La théorie du laboratoire de Wuhan n’a jamais été une véritable «théorie», au sens d’une explication scientifique ancrée dans des preuves empiriques. Il s’agit d’une «théorie» motivée par des considérations purement politiques: détourner l’attention des responsables, justifier la poursuite d’une politique qui a entraîné des millions de morts et servir de munition dans le conflit géopolitique avec la Chine.
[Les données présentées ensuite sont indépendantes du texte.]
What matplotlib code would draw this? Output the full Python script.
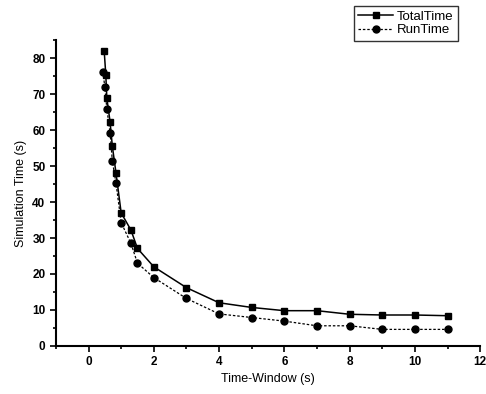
import matplotlib
matplotlib.use('Agg')
import matplotlib.pyplot as plt
from matplotlib.ticker import MultipleLocator

plt.rcParams['font.family'] = ['Liberation Sans', 'DejaVu Sans']

# values
total_x = [0.48, 0.53, 0.56, 0.66, 0.73, 0.84, 1.0, 1.3, 1.5, 2, 3, 4, 5, 6, 7, 8, 9, 10, 11]
total_y = [82, 75.3, 69, 62.3, 55.5, 48.2, 37, 32.2, 27.1, 22, 16.2, 12, 10.7, 9.8, 9.8, 8.8, 8.6, 8.6, 8.4]
run_x = [0.44, 0.5, 0.56, 0.66, 0.73, 0.84, 1.0, 1.3, 1.5, 2, 3, 4, 5, 6, 7, 8, 9, 10, 11]
run_y = [76.2, 72, 66, 59.3, 51.4, 45.4, 34.3, 28.5, 23, 19, 13.2, 8.9, 7.9, 6.9, 5.6, 5.6, 4.6, 4.6, 4.6]

fig = plt.figure(figsize=(4.86, 3.94), dpi=100)
ax = fig.add_axes([0.115, 0.122, 0.873, 0.776])

l1, = ax.plot(total_x, total_y, '-', color='black', lw=1.1, marker='s', markersize=5,
              label='TotalTime')
l2, = ax.plot(run_x, run_y, linestyle=(0, (2, 1.5)), color='black', lw=0.9, marker='o',
              markersize=5, label='RunTime')

ax.set_xlim(-1, 12)
ax.set_ylim(0, 85)
ax.xaxis.set_major_locator(MultipleLocator(2))
ax.xaxis.set_minor_locator(MultipleLocator(1))
ax.yaxis.set_major_locator(MultipleLocator(10))
ax.yaxis.set_minor_locator(MultipleLocator(5))
ax.tick_params(which='both', direction='out', width=1.2, labelsize=8.5)
ax.tick_params(which='major', length=4)
ax.tick_params(which='minor', length=2.5)
for lab in ax.get_xticklabels() + ax.get_yticklabels():
    lab.set_fontweight('bold')

ax.spines['top'].set_visible(False)
ax.spines['right'].set_visible(False)
ax.spines['left'].set_linewidth(1.5)
ax.spines['bottom'].set_linewidth(1.5)

ax.set_xlabel('Time-Window (s)', fontsize=9, labelpad=3)
ax.set_ylabel('Simulation Time (s)', fontsize=9, labelpad=4)

leg = fig.legend(handles=[l1, l2], loc='upper left', bbox_to_anchor=(0.728, 0.985),
                 fontsize=9.5, frameon=True, fancybox=False, handlelength=2.6,
                 handletextpad=0.3, borderpad=0.35, labelspacing=0.1, borderaxespad=0)
leg.get_frame().set_edgecolor('black')
leg.get_frame().set_linewidth(1.0)

fig.savefig('out.png', dpi=100)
Mais les efforts qui visent à blâmer la Chine pour les décès causés par l’avidité et les tendances sociopathes du capitalisme américain seront traités avec mépris par les travailleurs du monde entier. Les travailleurs des États-Unis et du monde entier, lorsqu’ils entreront en lutte pour défendre leurs vies et leurs moyens de subsistance, rejetteront la faute sur qui de droit: la classe dirigeante et le système capitaliste qu’elle défend.